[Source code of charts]
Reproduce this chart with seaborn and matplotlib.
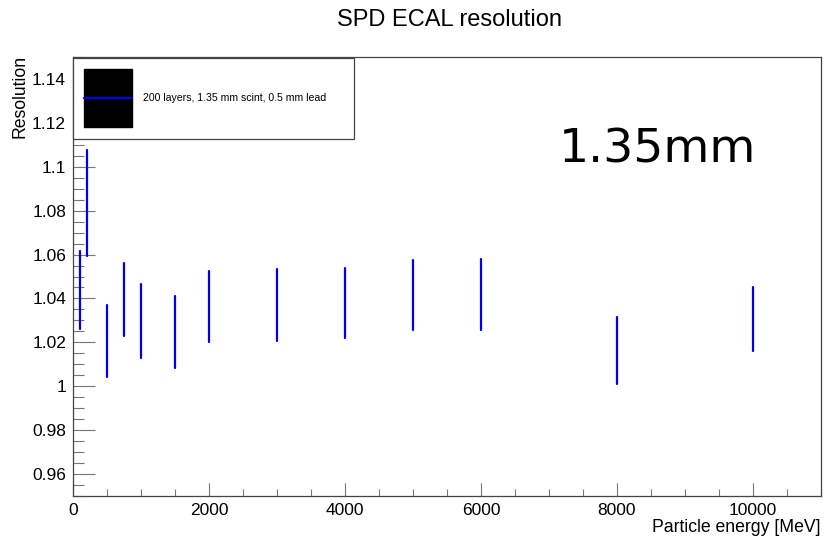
import matplotlib
matplotlib.use("Agg")
import matplotlib.pyplot as plt
import seaborn as sns
import pandas as pd
import numpy as np
from matplotlib.patches import Rectangle
from matplotlib.lines import Line2D
from matplotlib.ticker import MultipleLocator

# ---- data ----
energy = [100, 200, 500, 750, 1000, 1500, 2000, 3000, 4000, 5000, 6000, 8000, 10000]
resolution = [1.0440, 1.0835, 1.0206, 1.0396, 1.0297, 1.0246, 1.0363, 1.0370,
              1.0379, 1.0416, 1.0418, 1.0162, 1.0306]
error = [0.0178, 0.0242, 0.0162, 0.0167, 0.0167, 0.0164, 0.0163, 0.0163,
         0.0161, 0.0158, 0.0162, 0.0152, 0.0145]
series_label = "200 layers, 1.35 mm scint, 0.5 mm lead"
title = "SPD ECAL resolution"
annotation = "1.35mm"
xlabel = "Particle energy [MeV]"
ylabel = "Resolution"

# long table: each error bar as two endpoints
rows = []
for e, r, d in zip(energy, resolution, error):
    rows.append({"E": e, "R": r - d})
    rows.append({"E": e, "R": r + d})
df = pd.DataFrame(rows)

sns.set_theme(style="white")
plt.rcParams["font.family"] = ["Liberation Sans", "DejaVu Sans"]
plt.rcParams["text.color"] = "black"

fig = plt.figure(figsize=(8.25, 5.37), dpi=100)
ax = fig.add_axes([73 / 825, 41 / 537, 748 / 825, 439 / 537])

sns.lineplot(data=df, x="E", y="R", units="E", estimator=None, sort=False,
             color="#0000ee", linewidth=1.6, ax=ax, legend=False)

ax.set_xlim(0, 11000)
ax.set_ylim(0.95, 1.15)
ax.xaxis.set_major_locator(MultipleLocator(2000))
ax.xaxis.set_minor_locator(MultipleLocator(500))
ax.yaxis.set_major_locator(MultipleLocator(0.02))
ax.yaxis.set_minor_locator(MultipleLocator(0.005))

def yfmt(v, pos):
    s = f"{v:.2f}".rstrip("0").rstrip(".")
    return s
ax.yaxis.set_major_formatter(matplotlib.ticker.FuncFormatter(yfmt))

ax.tick_params(axis="y", which="major", direction="in", length=16, width=0.8,
               color="#777777", labelsize=12.5, labelcolor="black", pad=5,
               left=True, right=False)
ax.tick_params(axis="y", which="minor", direction="in", length=8, width=0.8,
               color="#777777", left=True, right=False)
ax.tick_params(axis="x", which="major", direction="in", length=9.5, width=0.8,
               color="#777777", labelsize=12.5, labelcolor="black", pad=5,
               bottom=True, top=False)
ax.tick_params(axis="x", which="minor", direction="in", length=5, width=0.8,
               color="#777777", bottom=True, top=False)

for s in ax.spines.values():
    s.set_visible(True)
    s.set_color("#444444")
    s.set_linewidth(0.9)

ax.set_xlabel("")
ax.set_ylabel("")
fig.text(820 / 825, 1 - 527 / 537, xlabel, ha="right", va="center", fontsize=12.7)
fig.text(20 / 825, 1 - 138 / 537, ylabel, ha="center", va="bottom",
         rotation=90, fontsize=12.7)
fig.text(450 / 825, 1 - 20 / 537, title, ha="center", va="center", fontsize=17)
fig.text(657 / 825, 1 - 150 / 537, annotation, ha="center", va="center",
         fontsize=34, family="DejaVu Sans")

# legend box (ROOT style)
fig.patches.append(Rectangle((73 / 825, 1 - 139 / 537), 281 / 825, 81 / 537,
                             transform=fig.transFigure, facecolor="white",
                             edgecolor="#444444", linewidth=0.9, zorder=5))
fig.patches.append(Rectangle((84 / 825, 1 - 127 / 537), 48 / 825, 58 / 537,
                             transform=fig.transFigure, facecolor="black",
                             edgecolor="black", zorder=6))
fig.lines.append(Line2D([84 / 825, 132 / 825], [1 - 97.7 / 537, 1 - 97.7 / 537],
                        transform=fig.transFigure, color="#0000ee",
                        linewidth=1.6, zorder=7))
fig.text(143 / 825, 1 - 97.7 / 537, series_label, ha="left", va="center",
         fontsize=7.6, zorder=8)

fig.savefig("out.png", dpi=100)
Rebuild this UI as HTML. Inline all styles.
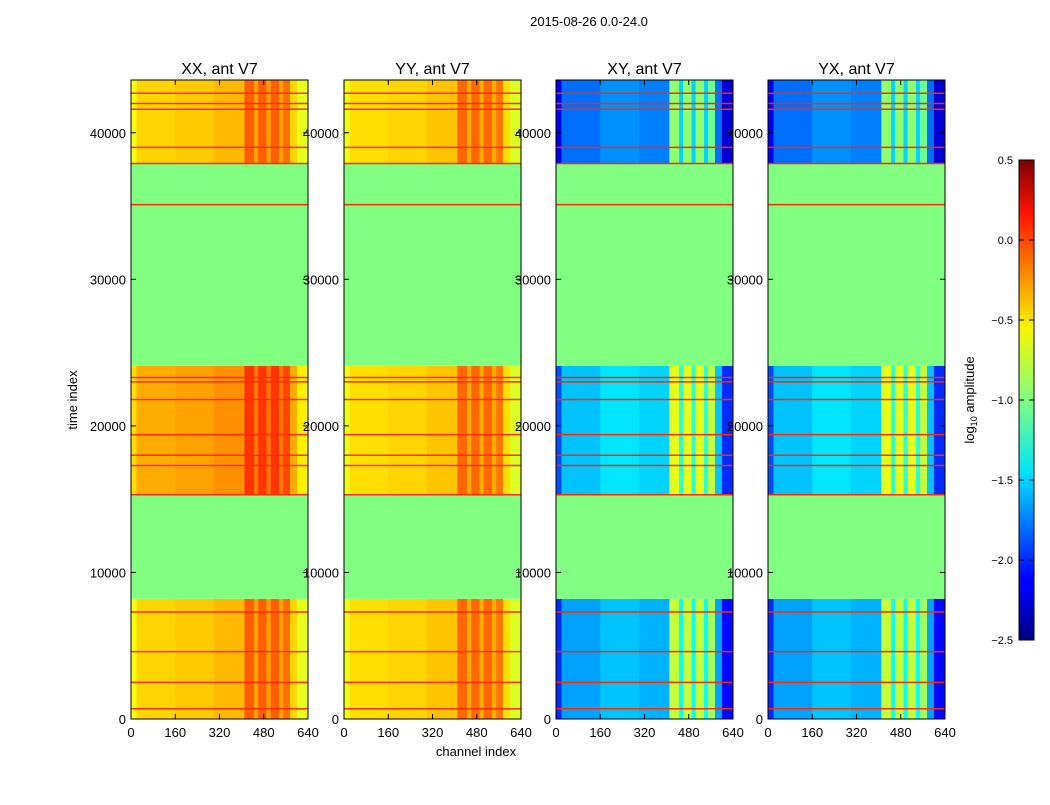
<!DOCTYPE html>
<html><head><meta charset="utf-8">
<style>
body{margin:0;background:#fff;font-family:"Liberation Sans",sans-serif;}
svg text{font-family:"Liberation Sans",sans-serif;}
</style></head>
<body>
<svg id="fig" width="1050" height="800" xmlns="http://www.w3.org/2000/svg">
<defs>
<linearGradient id="jet" x1="0" y1="1" x2="0" y2="0">
<stop offset="0" stop-color="#00007f"/><stop offset="0.11" stop-color="#0000ff"/>
<stop offset="0.125" stop-color="#0000ff"/><stop offset="0.34" stop-color="#00dcff"/>
<stop offset="0.35" stop-color="#00e4f8"/><stop offset="0.5" stop-color="#7fff7f"/>
<stop offset="0.65" stop-color="#f8f500"/><stop offset="0.89" stop-color="#ff1300"/>
<stop offset="1" stop-color="#7f0000"/>
</linearGradient>
</defs>
<text x="589" y="26" text-anchor="middle" font-size="13">2015-08-26 0.0-24.0</text>
<text transform="translate(77,400) rotate(-90)" text-anchor="middle" font-size="13">time index</text>
<text x="476" y="756" text-anchor="middle" font-size="13">channel index</text>
<g id="panels"></g>
<g id="cbar">
<rect x="1019" y="160" width="15" height="480" fill="url(#jet)" stroke="#000" stroke-width="1"/>
</g>
<text transform="translate(974,400) rotate(-90)" text-anchor="middle" font-size="13">log<tspan font-size="9" dy="3">10</tspan><tspan dy="-3"> amplitude</tspan></text>
</svg>
<script>
const panelTitles=["XX, ant V7","YY, ant V7","XY, ant V7","YX, ant V7"];
const panelX=[131,344,556,768];
const timeEdges=[0,8200,15300,24100,35100,37900,43600];
const bandXX=[-0.5,null,-0.38,null,null,-0.5];
const bandYY=[-0.53,null,-0.53,null,null,-0.53];
const bandXY=[-1.65,null,-1.55,null,null,-1.8];
const bandYX=[-1.65,null,-1.55,null,null,-1.8];
const chanEdges=[0,20,160,300,410,445,460,490,505,535,550,575,600,640];
const offPar=[-0.15,0,0.03,0.08,0.35,0.15,0.35,0.15,0.35,0.15,0.3,0.0,-0.2];
const offCross=[-0.35,0,0.1,0.05,0.85,0.3,0.85,0.3,0.85,0.3,0.75,0.0,-0.45];
const redLines=[700,2500,4600,7300,15300,17300,18000,19400,21800,23000,23300,35100,37900,39000,41600,42000,42700];
const yTicks=[0,10000,20000,30000,40000];
const xTicks=[0,160,320,480,640];
const cbTicks=[0.5,0.0,-0.5,-1.0,-1.5,-2.0,-2.5];
const bands=[bandXX,bandYY,bandXY,bandYX];
const offs=[offPar,offPar,offCross,offCross];
const NS="http://www.w3.org/2000/svg";
const W=177,TOP=80,BOT=719,TMAX=43600,CMAX=640;
function ys(t){return BOT-(t/TMAX)*(BOT-TOP);}
function xs(c,x0){return x0+c/CMAX*W;}
function jet(v){let n=(v+2.5)/3;n=Math.max(0,Math.min(1,n));
 const r=Math.max(0,Math.min(1,1.5-Math.abs(4*n-3))),g=Math.max(0,Math.min(1,1.5-Math.abs(4*n-2))),b=Math.max(0,Math.min(1,1.5-Math.abs(4*n-1)));
 return `rgb(${Math.round(r*255)},${Math.round(g*255)},${Math.round(b*255)})`;}
function el(tag,attrs,parent){const e=document.createElementNS(NS,tag);for(const k in attrs)e.setAttribute(k,attrs[k]);parent.appendChild(e);return e;}
const P=document.getElementById('panels');
for(let p=0;p<4;p++){
 const x0=panelX[p];
 const g=el('g',{},P);
 
 
 for(let b=0;b<timeEdges.length-1;b++){
  const y1=ys(timeEdges[b+1]),y0=ys(timeEdges[b]);
  const base=bands[p][b];
  if(base===null){
   const r=el('rect',{x:x0,y:y1,width:W,height:y0-y1,fill:jet(-1.0)},g);
   
   
   continue;}
  for(let c=0;c<chanEdges.length-1;c++){
   const xa=xs(chanEdges[c],x0),xb=xs(chanEdges[c+1],x0);
   const r=el('rect',{x:xa,y:y1,width:xb-xa+0.3,height:y0-y1+0.3,fill:jet(base+offs[p][c])},g);
   
   }
 }
 for(const t of redLines){
  const l=el('line',{x1:x0,x2:x0+W,y1:ys(t),y2:ys(t),stroke:'#ff2a00','stroke-width':1.5},g);
  
  }
 const fr=el('rect',{x:x0,y:TOP,width:W,height:BOT-TOP,fill:'none',stroke:'#000','stroke-width':1},g);
 
 
 const tt=el('text',{x:x0+W/2,y:74,'text-anchor':'middle','font-size':16},g);tt.textContent=panelTitles[p];
 
 
 for(const t of yTicks){const y=ys(t);
  el('line',{x1:x0,x2:x0+5,y1:y,y2:y,stroke:'#000'},g);el('line',{x1:x0+W-5,x2:x0+W,y1:y,y2:y,stroke:'#000'},g);
  const tx=el('text',{x:x0-5,y:y+5,'text-anchor':'end','font-size':13},g);tx.textContent=t;
  
  }
 for(const c of xTicks){const x=xs(c,x0);
  el('line',{x1:x,x2:x,y1:BOT,y2:BOT-5,stroke:'#000'},g);el('line',{x1:x,x2:x,y1:TOP,y2:TOP+5,stroke:'#000'},g);
  const tx=el('text',{x:x,y:737,'text-anchor':'middle','font-size':13},g);tx.textContent=c;
  
  }
}
const CB=document.getElementById('cbar');
for(const v of cbTicks){const y=640-(v+2.5)/3*480;
 el('line',{x1:1019,x2:1024,y1:y,y2:y,stroke:'#000'},CB);
 el('line',{x1:1029,x2:1034,y1:y,y2:y,stroke:'#000'},CB);
 const tx=el('text',{x:1013,y:y+4,'text-anchor':'end','font-size':11},CB);tx.textContent=(v<0?'\u2212':'')+Math.abs(v).toFixed(1);
 
 }
</script>
</body></html>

WHAT IS NEEDED
Set down again, exactly, the lines of the material above from its first line to the one with "from matplotlib.ticker import MultipleLocator", inclusive. Leave the pictures out.

ANSWER
Reproduce this chart with seaborn and matplotlib.
import matplotlib
matplotlib.use("Agg")
import matplotlib.pyplot as plt
import seaborn as sns
import pandas as pd
import numpy as np
from matplotlib.patches import Rectangle
from matplotlib.lines import Line2D
from matplotlib.ticker import MultipleLocator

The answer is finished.